The exemption available to the Khyber-Pakhtunkhwa General Provident Investment Fund has revenue impact of Rs1,693 million during this period.

The Khyber-Pakhtunkhwa Pension Fund has revenue impact of Rs1,105 million to the national exchequer.

The pension of a former president of Pakistan and his widow under the President Pension Act, 1974 has zero revenue impact on the national exchequer.

Tax credit available for contribution to an Approved Pension Fund (eligible persons as defined in sub-section (19A) of Section 2 of Income Tax Ordinance) has revenue impact of Rs1,162 million during 2019-2020.

The pension received by a citizen of Pakistan from a former employer, employees (pensioners) caused revenue loss of Rs2,781million during this period.

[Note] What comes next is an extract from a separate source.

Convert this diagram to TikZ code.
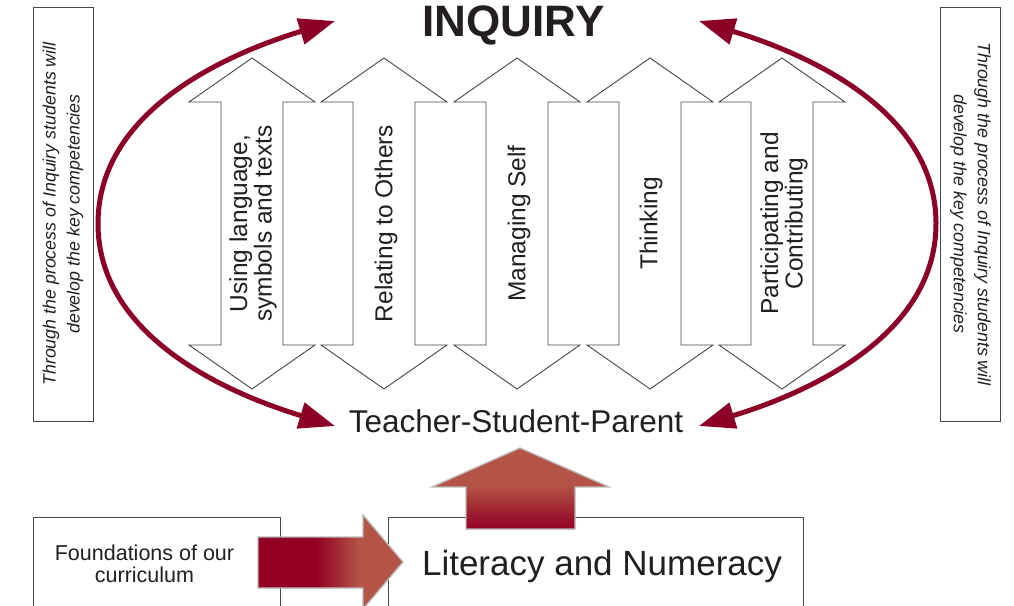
\documentclass[tikz,border=0pt]{standalone}
\usepackage{fontspec}
\setmainfont{Liberation Sans}
\usetikzlibrary{arrows.meta}
\definecolor{inqred}{RGB}{140,0,40}
\definecolor{txt}{RGB}{35,31,32}
\definecolor{boxline}{RGB}{70,70,70}
\definecolor{ared}{RGB}{146,0,36}
\definecolor{alight}{RGB}{180,84,70}
\pgfdeclarehorizontalshading{rshade}{100bp}{color(0bp)=(ared); color(25bp)=(ared); color(45bp)=(ared); color(60bp)=(alight); color(75bp)=(alight); color(100bp)=(alight)}
\pgfdeclareverticalshading{ushade}{100bp}{color(0bp)=(ared); color(25bp)=(ared); color(52bp)=(alight); color(75bp)=(alight); color(100bp)=(alight)}
\begin{document}
\begin{tikzpicture}[x=1pt,y=1pt,
  dblline/.style={draw=boxline, line width=0.9pt, fill=white},
  lbl/.style={rotate=90, align=center, text=txt, font=\fontsize{24.5}{24.5}\selectfont, inner sep=0pt},
  sidebox/.style={draw=boxline, line width=0.9pt, minimum width=414, minimum height=60, align=center, text=txt, inner sep=0pt, font=\itshape\fontsize{17.8}{24}\selectfont},
  boxl/.style={draw=boxline, line width=0.9pt},
  arc/.style={draw=inqred, line width=5pt, {Triangle[length=36pt,width=26pt]}-{Triangle[length=36pt,width=26pt]}},
  bevel/.style={draw=gray!55, line width=1.3pt, line join=miter},
  dbl/.pic={\path[dblline] (0,165.5) -- (63,121.5) -- (31,121.5) -- (31,-121.5) -- (63,-121.5) -- (0,-165.5) -- (-63,-121.5) -- (-31,-121.5) -- (-31,121.5) -- (-63,121.5) -- cycle;}
]
\useasboundingbox (0,0) rectangle (1014,605);
\fill[white] (0,0) rectangle (1014,605);

% side boxes
\node[sidebox, rotate=90] (sideL) at (63,391) {Through the process of Inquiry students will\\develop the key competencies};
\node[sidebox, rotate=-90] (sideR) at (970.5,391) {Through the process of Inquiry students will\\develop the key competencies};

% double arrows
\foreach \cx in {252,384,517,650,782} { \pic at (\cx,381.5) {dbl}; }
\node[lbl] (c1) at (253,381.5) {Using language,\\symbols and texts};
\node[lbl] (c2) at (386,381.5) {Relating to Others};
\node[lbl] (c3) at (519,381.5) {Managing Self};
\node[lbl] (c4) at (651,381.5) {Thinking};
\node[lbl] (c5) at (784,381.5) {Participating and\\Contributing};

% titles
\node[anchor=base, text=txt, font=\bfseries\fontsize{44}{44}\selectfont, inner sep=0pt] (inq) at (513.5,568) {INQUIRY};
\node[anchor=base, text=txt, font=\fontsize{31.5}{31.5}\selectfont, inner sep=0pt] (tsp) at (516,172) {Teacher-Student-Parent};

% curved arrows
\coordinate (ltop) at (335,584);
\coordinate (lmid) at (98,381.5);
\coordinate (lbot) at (335,179);
\coordinate (rtop) at (699,584);
\coordinate (rmid) at (936,381.5);
\coordinate (rbot) at (699,179);
\draw[arc] (ltop) .. controls (220,549) and (98,491.5) .. (lmid) .. controls (98,271.5) and (220,214) .. (lbot);
\draw[arc] (rtop) .. controls (814,549) and (936,491.5) .. (rmid) .. controls (936,271.5) and (814,214) .. (rbot);

% bottom boxes
\draw[boxl] (33,-2) -- (33,88) -- (280,88) -- (280,-2);
\draw[boxl] (388,-2) -- (388,88) -- (803,88) -- (803,-2);
\node[align=center, text=txt, font=\fontsize{21.5}{22}\selectfont, inner sep=0pt] (found) at (144.5,41) {Foundations of our\\curriculum};
\node[anchor=base, text=txt, font=\fontsize{35}{35}\selectfont, inner sep=0pt] (lit) at (602,30) {Literacy and Numeracy};

% 3D arrows
\path[shading=rshade] (258,68) -- (363,68) -- (363,90) -- (403,43) -- (363,-4) -- (363,17) -- (258,17) -- cycle;
\draw[bevel] (258,68) -- (363,68) -- (363,90) -- (403,43) -- (363,-4) -- (363,17) -- (258,17) -- cycle;
\path[shading=ushade] (466,76) -- (466,118) -- (432,118) -- (520,157) -- (609,118) -- (575,118) -- (575,76) -- cycle;
\draw[bevel] (466,76) -- (466,118) -- (432,118) -- (520,157) -- (609,118) -- (575,118) -- (575,76) -- cycle;
\end{tikzpicture}
\end{document}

The income tax exemption available to the pensions (government) employees (retired government servants and military personnel) caused revenue loss of Rs13,680 million during 2019-2020.

The Commutation of Pension Employees (pensioners) caused revenue loss of Rs18,722 million and income tax exemption on gratuities employees (recipients of gratuity payments) has revenue impact of Rs1,112 million during 2019-2020.

The voluntary participants in pension funds caused revenue loss of Rs179 million.

It covers the accumulated balance up to 50 percent received from a pension fund at the time of eligible person's- (a) retirement; or (b) disability rendering him unable to work; or (c) death by his nominated survivors.

The withdrawal of accumulated balance from approved pension fund caused revenue loss of Rs240 million during this period.